The National Cable Television Assn. has come out swinging against broadcast industry efforts to use the transition to high-definition TV as a vehicle for becoming multichannel data providers.
Cable’s opposition surfaced in a letter this week from Jones Intercable chairman and CEO Glenn Jones to an FCC advisory committee.
The advisory panel is charged with advising the FCC on ongoing efforts to shift the delivery of the existing broadcast signal from an analog to digital HDTV transmission system.
Jones, who chairs the National Cable Television Assn. HDTV committee, wrote that the HDTV advisory panel should “resist proposals to permit TV stations to use valuable HDTV spectrum to provide services that fall outside their service as broadcast licensees.”

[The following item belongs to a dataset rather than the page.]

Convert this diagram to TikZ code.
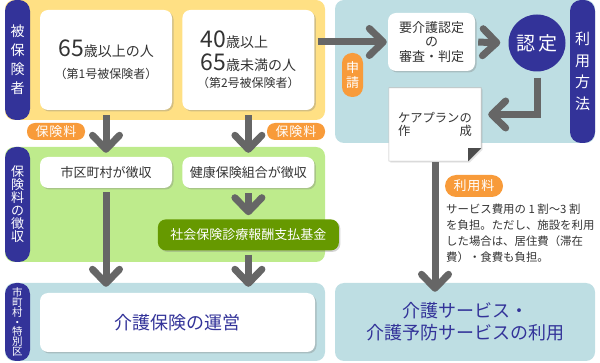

It would “undermine the legal policy bases of the whole HDTV process” if broadcasters were permitted flexible use of the spectrum, Jones claimed, and could delay implementation of HDTV.

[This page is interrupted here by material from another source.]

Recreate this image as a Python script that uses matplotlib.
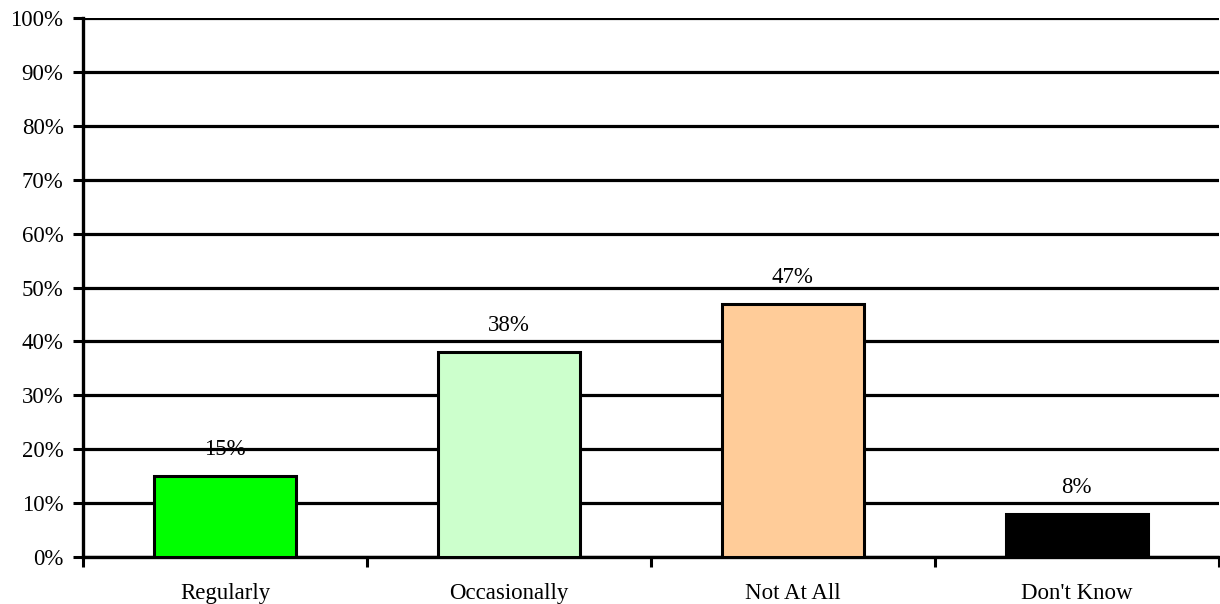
import matplotlib.pyplot as plt
from matplotlib.ticker import MultipleLocator, FuncFormatter, FixedLocator

# respuestas y porcentajes
categories = ['Regularly', 'Occasionally', 'Not At All', "Don't Know"]
values = [15, 38, 47, 8]
colors = ['#00FF00', '#CCFFCC', '#FFCC99', '#000000']

plt.rcParams['font.family'] = ['Liberation Serif', 'DejaVu Serif']

fig = plt.figure(figsize=(12.2, 6.04), dpi=100)
ax = fig.add_axes([0.068, 0.078, 0.931, 0.892])

x = list(range(len(categories)))
ax.bar(x, values, width=0.5, color=colors, edgecolor='black', linewidth=2.2, zorder=3)

for xi, v in zip(x, values):
    ax.annotate(f'{v}%', (xi, v), xytext=(0, 19), textcoords='offset points',
                ha='center', va='center', fontsize=16.5, zorder=4)

ax.set_xlim(-0.5, len(categories) - 0.5)
ax.set_ylim(0, 100)
ax.yaxis.set_major_locator(MultipleLocator(10))
ax.yaxis.set_major_formatter(FuncFormatter(lambda v, p: f'{v:.0f}%'))
ax.grid(axis='y', color='black', linewidth=2.3, zorder=1)

# marcas del eje x entre categorías, etiquetas centradas
ax.xaxis.set_major_locator(FixedLocator([i - 0.5 for i in range(len(categories) + 1)]))
ax.xaxis.set_major_formatter(FuncFormatter(lambda v, p: ''))
ax.set_xticks(x, categories, minor=True)
ax.tick_params(axis='x', which='minor', length=0, pad=19, labelsize=16.5)
ax.tick_params(axis='x', which='major', length=7, width=2.2, direction='out')
ax.tick_params(axis='y', length=7, width=2.2, labelsize=16.5, pad=7)

for side in ['top', 'right']:
    ax.spines[side].set_visible(False)
ax.spines['left'].set_linewidth(2.4)
ax.spines['bottom'].set_linewidth(2.4)

fig.savefig('out.png', dpi=100, facecolor='white')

The NCTA missive drew a sharp response from the National Assn. of Broadcasters. “This letter exposes NCTA’s objections for what they are,” said an NAB spokesman. “Cable fears competition and all broadcasters seek to provide is the same type of services as cable operators and telephone companies.”

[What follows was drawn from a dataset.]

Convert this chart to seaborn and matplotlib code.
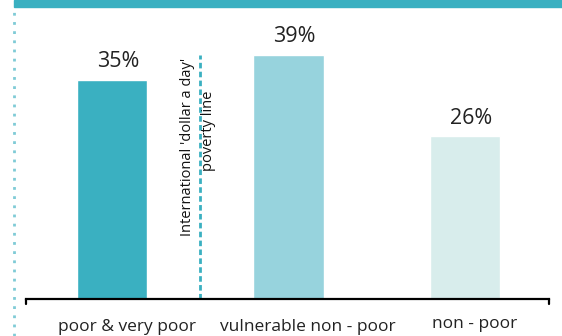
import matplotlib
matplotlib.use("Agg")
import matplotlib.pyplot as plt
import seaborn as sns
import pandas as pd
from matplotlib.lines import Line2D
from matplotlib.patches import Rectangle

categories = ["poor & very poor", "vulnerable non - poor", "non - poor"]
values = [35, 39, 26]
labels = ["35%", "39%", "26%"]
colors = ["#3AB0C1", "#97D3DD", "#D8EDEC"]
line_text1 = "International 'dollar a day'"
line_text2 = "poverty line"

sns.set_theme(style="white")
plt.rcParams["font.family"] = ["Open Sans", "DejaVu Sans"]

W, H = 562, 336
fig = plt.figure(figsize=(W / 100, H / 100), dpi=100)

# axes in pixel coordinates
left, right, bottom, top = 26, 549, 299, 7
ax = fig.add_axes([left / W, 1 - bottom / H, (right - left) / W, (bottom - top) / H])

df = pd.DataFrame({"cat": categories, "val": values})
sns.barplot(data=df, x="cat", y="val", hue="cat", palette=colors, legend=False,
            width=0.397, ax=ax, saturation=1)

ax.set_xlim(-0.487, 2.476)
ax.set_ylim(0, 46.6)
for i, (v, lab) in enumerate(zip(values, labels)):
    ax.annotate(lab, (i, v), xytext=(4.5, 9.0), textcoords="offset points",
                ha="center", va="baseline", fontsize=15.5, color="#222222")

for s in ["top", "right", "left"]:
    ax.spines[s].set_visible(False)
ax.spines["bottom"].set_color("black")
ax.spines["bottom"].set_linewidth(1.6)
ax.set_yticks([])
ax.set_xlabel("")
ax.set_ylabel("")
ax.set_xticks([])

# category labels (placed like the reference)
label_x = [0.085, 1.108, 2.057]
label_base_px = [331, 331, 328]
for xv, py, txt in zip(label_x, label_base_px, categories):
    ax.text(xv, (bottom - py) / (bottom - top), txt, transform=ax.get_xaxis_transform(),
            ha="center", va="baseline", fontsize=12.5, color="#222222", clip_on=False)

# end ticks on the axis line
for xv in (-0.487, 2.476):
    ax.plot([xv, xv], [0, -0.8], color="black", lw=1.6, clip_on=False)

# poverty line
ax.plot([0.499, 0.499], [0, 38.9], color="#3AB0C1", lw=2, ls=(0, (2.0, 1.2)))
ax.text(0.428, 24.3, line_text1, rotation=90, ha="center", va="center",
        fontsize=10.5, color="#111111")
ax.text(0.548, 26.8, line_text2, rotation=90, ha="center", va="center",
        fontsize=10.5, color="#111111")

# top band and dotted left line
fig.patches.append(Rectangle((14 / W, 1 - 7 / H), 1, 7 / H, transform=fig.transFigure,
                             color="#3AB0C1", zorder=5))
fig.lines.append(Line2D([14 / W, 14 / W], [0, 1 - 7 / H], transform=fig.transFigure,
                        color="#7FCBD6", lw=2, ls=(0, (1, 2.3))))

fig.savefig("out.png", dpi=100)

The NAB, having complained that the Clinton administration was leaving broadcasters out of the “information superhighway” debate, persuaded lawmakers in the House of Representatives to include in infopike legislation a provision granting broadcasters spectrum flexibility. The Senate has not adopted similar lingo.
Under the House bill, broadcasters would be given the green light to send data transmissions such as stock quotes and electronic mail as long as they continue meeting their public interest obligations.
Broadcasters who fret they will be dwarfed by competing giant cable and telephone companies have latched onto the notion of spectrum flexibility.